Осматривали каждый угол, задавали всегда одни и те же вопросы, некоторые пытались приставать, не зная, с кем имеют дело, а потом уходили, оставляя грязные следы на полу и не меньшую грязь в душе.
Тильда не выдержала первой, собралась в пять минут и, разругавшись напоследок со всеми в баре, уехала во Флорену. Её через новую границу пропустили легко, у неё во Флорене жили родственники, далёкие, правда, но какая разница? Главное, они согласились принять свою племянницу-ниобианку.
А она, оставшись в разоренной и опустевшей трёхкомнатной квартире, не стала дожидаться перемен и ушла к матери, в лес. Сбежала тайно!
Как же отличалась жизнь в их посёлке от той, что осталась в памяти, от той, что жила благодаря детским впечатлениям! Жизнь одиноких, заброшенных стариков, намеренно избегающих встреч с людьми.
А она радовалась этому одиночеству и скрытности их жизни. Как она радовалась тому, что город и солдаты остались далеко-далеко, в другой вселенной, в другом мире!.. И это странное слово «война» больше не резало слух, и всё, что было связано с этим страшным словом, тоже осталось там же, куда она усилием воли загнала воспоминания о Чайна-Фло. Танки, бомбёжки, самолёты, обыски и допросы вместе с прилипчивыми, откровенными изучающими взглядами военных – всё она постаралась забыть. И Единый язык стал уходить в прошлое. А отдалённый гул ночных разрывов или тонкий звон пролетающих высоко в небе боевых самолётов чем-то напоминал ей комариный писк или далёкие раскаты грома в верховьях реки, у Радужного хребта…

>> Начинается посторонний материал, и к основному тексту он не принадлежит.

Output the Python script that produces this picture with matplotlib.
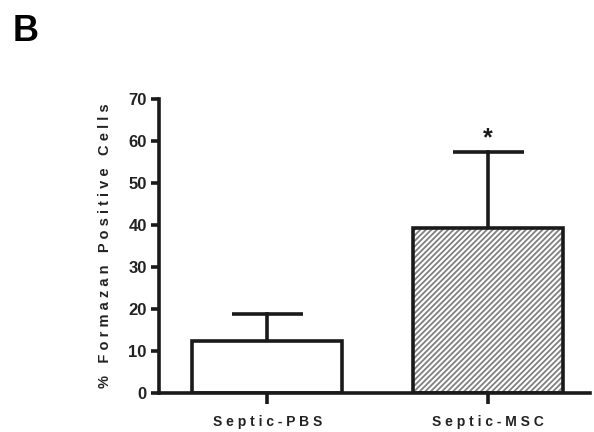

Скольких сил ей стоило создать у себя в душе это ощущение слепого неведения. Но, как и все ларимны, она умела управлять своей памятью, забывать то, что не нужно или не желательно знать. Это умение спасло её от сумасшествия, от паранойи. Ведь все попытки рассказать хоть кому-нибудь о том, что ей довелось пережить, не давали результатов, не освобождали от тяжести. Даже А-лата – милая А-лата! – только улыбалась, успокаивала, повторяя:
– Не надо… Не надо вспоминать об этих мерзостях. Люди живут по своим законам, и мы не будем вмешиваться. Мы просто будем жить так, как жили всегда, ещё до их прихода!..

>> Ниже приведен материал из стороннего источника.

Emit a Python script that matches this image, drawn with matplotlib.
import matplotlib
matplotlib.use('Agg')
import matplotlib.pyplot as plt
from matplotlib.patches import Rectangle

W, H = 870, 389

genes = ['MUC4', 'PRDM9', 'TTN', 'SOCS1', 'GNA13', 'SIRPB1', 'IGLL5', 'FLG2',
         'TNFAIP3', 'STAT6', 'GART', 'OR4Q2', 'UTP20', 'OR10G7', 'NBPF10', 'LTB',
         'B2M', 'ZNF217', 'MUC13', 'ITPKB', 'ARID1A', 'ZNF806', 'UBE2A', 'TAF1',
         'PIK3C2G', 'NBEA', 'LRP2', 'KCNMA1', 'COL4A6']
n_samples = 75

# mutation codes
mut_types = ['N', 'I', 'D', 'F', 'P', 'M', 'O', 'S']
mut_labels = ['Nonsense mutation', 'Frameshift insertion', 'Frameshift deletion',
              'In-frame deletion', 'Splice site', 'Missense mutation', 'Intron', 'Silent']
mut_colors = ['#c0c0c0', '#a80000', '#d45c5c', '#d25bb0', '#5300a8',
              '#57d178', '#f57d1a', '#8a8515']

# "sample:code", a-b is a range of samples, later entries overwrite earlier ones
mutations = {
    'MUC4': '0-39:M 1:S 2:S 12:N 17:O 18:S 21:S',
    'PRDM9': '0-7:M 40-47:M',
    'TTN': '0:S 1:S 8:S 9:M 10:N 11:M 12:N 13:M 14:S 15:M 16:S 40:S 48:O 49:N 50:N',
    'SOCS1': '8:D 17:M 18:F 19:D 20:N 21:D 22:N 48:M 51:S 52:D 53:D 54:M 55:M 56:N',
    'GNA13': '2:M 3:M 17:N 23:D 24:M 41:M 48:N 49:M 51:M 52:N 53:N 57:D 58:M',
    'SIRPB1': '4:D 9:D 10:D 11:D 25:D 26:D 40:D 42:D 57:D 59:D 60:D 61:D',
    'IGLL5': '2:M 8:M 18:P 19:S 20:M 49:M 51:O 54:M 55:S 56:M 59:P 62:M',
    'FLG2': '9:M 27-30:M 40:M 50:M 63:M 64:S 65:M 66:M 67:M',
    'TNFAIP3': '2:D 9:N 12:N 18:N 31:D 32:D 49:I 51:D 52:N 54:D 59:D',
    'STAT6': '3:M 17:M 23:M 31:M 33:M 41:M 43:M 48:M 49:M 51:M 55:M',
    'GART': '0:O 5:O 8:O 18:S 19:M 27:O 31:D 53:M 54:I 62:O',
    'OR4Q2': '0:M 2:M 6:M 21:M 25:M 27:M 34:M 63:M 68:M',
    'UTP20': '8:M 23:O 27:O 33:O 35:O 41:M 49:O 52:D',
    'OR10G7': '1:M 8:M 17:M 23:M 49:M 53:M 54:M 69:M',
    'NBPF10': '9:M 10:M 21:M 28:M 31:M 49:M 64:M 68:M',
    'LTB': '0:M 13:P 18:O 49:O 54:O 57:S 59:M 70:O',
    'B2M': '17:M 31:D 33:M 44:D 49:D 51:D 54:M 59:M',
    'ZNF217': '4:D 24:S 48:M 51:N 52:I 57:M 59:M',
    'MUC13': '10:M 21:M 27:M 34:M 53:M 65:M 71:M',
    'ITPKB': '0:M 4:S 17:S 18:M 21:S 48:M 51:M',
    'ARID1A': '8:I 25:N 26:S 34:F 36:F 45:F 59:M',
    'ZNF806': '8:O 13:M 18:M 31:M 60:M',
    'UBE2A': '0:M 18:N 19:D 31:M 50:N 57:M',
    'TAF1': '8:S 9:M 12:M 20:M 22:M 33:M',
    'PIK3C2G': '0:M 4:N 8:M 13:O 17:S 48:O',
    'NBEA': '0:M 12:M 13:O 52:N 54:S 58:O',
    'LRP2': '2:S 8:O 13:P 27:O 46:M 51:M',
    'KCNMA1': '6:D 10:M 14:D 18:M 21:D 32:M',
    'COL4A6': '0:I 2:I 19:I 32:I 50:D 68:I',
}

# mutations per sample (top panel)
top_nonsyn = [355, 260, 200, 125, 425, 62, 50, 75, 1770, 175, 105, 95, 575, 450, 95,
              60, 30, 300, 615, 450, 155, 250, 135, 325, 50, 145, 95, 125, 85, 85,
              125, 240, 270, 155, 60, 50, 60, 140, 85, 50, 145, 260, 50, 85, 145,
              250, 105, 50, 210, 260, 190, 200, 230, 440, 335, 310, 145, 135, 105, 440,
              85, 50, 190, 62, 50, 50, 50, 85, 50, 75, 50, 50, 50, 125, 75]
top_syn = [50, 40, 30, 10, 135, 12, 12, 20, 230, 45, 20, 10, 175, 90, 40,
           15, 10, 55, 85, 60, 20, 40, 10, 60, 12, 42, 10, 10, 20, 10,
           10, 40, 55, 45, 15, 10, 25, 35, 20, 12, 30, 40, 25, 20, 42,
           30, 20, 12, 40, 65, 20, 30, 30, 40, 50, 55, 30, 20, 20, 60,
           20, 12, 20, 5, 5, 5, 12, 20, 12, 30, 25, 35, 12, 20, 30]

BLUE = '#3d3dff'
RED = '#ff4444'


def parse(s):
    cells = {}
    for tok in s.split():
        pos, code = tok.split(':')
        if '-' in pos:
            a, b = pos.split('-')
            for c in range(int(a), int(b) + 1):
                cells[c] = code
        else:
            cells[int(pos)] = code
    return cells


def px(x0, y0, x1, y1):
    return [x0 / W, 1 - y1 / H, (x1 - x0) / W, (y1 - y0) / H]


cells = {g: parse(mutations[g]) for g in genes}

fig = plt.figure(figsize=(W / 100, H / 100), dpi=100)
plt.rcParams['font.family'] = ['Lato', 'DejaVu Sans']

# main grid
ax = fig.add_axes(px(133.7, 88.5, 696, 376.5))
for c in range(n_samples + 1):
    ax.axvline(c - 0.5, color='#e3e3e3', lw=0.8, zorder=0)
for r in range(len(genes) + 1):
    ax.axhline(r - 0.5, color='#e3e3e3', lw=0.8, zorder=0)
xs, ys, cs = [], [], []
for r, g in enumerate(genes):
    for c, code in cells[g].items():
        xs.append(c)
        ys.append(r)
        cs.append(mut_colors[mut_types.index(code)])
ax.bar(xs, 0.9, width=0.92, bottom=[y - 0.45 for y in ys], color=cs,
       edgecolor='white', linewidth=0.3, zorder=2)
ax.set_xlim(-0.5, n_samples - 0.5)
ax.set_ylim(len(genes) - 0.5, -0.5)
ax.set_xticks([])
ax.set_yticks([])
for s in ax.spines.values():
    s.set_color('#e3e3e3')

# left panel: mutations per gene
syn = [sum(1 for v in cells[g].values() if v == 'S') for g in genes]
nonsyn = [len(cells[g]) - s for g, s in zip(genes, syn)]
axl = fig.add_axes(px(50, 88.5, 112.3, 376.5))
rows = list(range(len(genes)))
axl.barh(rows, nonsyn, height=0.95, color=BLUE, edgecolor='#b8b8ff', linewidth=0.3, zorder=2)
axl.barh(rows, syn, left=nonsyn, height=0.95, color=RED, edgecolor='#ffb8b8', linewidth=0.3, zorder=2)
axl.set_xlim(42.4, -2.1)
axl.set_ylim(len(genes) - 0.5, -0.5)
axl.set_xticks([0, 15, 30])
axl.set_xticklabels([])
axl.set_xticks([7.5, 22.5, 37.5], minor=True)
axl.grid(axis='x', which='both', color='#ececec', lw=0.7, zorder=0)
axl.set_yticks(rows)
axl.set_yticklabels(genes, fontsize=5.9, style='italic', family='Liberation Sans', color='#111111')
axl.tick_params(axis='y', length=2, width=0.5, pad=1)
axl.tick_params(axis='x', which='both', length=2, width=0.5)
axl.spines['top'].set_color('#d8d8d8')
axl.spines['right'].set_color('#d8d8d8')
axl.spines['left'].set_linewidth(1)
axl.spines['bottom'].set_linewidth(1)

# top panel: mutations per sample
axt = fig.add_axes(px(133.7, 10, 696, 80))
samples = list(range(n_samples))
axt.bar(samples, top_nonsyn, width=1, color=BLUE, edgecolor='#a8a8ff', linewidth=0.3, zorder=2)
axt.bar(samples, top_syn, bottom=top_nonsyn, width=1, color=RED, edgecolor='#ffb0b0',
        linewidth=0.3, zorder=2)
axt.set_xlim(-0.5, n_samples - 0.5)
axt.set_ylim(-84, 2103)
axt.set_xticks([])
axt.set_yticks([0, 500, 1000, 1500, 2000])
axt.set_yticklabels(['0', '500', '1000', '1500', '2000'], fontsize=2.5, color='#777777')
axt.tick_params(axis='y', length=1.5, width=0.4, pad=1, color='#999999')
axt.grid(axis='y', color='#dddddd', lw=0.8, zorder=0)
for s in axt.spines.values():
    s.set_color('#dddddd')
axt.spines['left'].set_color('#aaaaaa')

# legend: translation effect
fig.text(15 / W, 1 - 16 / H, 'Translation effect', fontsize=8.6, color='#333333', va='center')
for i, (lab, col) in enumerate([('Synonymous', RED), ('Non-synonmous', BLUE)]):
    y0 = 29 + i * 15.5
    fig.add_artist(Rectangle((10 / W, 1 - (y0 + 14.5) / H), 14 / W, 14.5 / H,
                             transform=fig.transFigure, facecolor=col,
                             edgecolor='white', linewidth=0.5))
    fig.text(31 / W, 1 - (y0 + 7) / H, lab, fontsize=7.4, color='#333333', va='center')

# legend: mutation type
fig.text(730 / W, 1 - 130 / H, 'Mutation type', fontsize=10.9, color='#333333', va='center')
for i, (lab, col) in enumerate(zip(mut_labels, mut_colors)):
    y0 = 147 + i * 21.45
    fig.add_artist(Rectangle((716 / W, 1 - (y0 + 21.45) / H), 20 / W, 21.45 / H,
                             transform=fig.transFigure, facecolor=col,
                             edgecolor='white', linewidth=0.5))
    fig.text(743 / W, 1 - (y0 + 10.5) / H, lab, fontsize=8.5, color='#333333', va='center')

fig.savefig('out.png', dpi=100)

Но жить так было уже нельзя!
Да они же просто говорили теперь на разных языках! Они стали чужими друг другу! Они – дочь и мать! Понимавшие каждую мысль, каждый пусть даже мимолётный взгляд или чуть уловимый жест.
А тут ещё этот парень! Новый подопечный матери… Он оказался человеком! Человеком и солдатом… Свет видит! Это было похуже самой нехорошей новости. От пожара бежал – под ливень попал!
Как же так?! Откуда?! Почему?! Неужели и здесь уже появились люди?! Люди в зелёной форме!
Со слов матери она сумела представить события четырёхдневной давности. Сионийцы, ниобиане – между ними она не делала никакого различия. Не вникала в суть войны. Что толку? Их, ларинов, вообще никто не спрашивал. Да они и сами не встревали, не вмешивались принципиально. А здесь же!
Они должны были просто выполнить приказ, тем более, и приказ был яснее ясного. Но человек, которого нужно было «похоронить», оказался ещё жив. Кто из них высказал идею попытаться помочь умирающему? Неизвестно! Но А-лата приложила к этому делу свою руку. Она согласилась принять человека, осквернить свой дом, наложить на себя бремя запретов на время лечения. А ей же теперь нельзя даже в доме своём находиться, в том доме, под крышей которого она не была десять лет.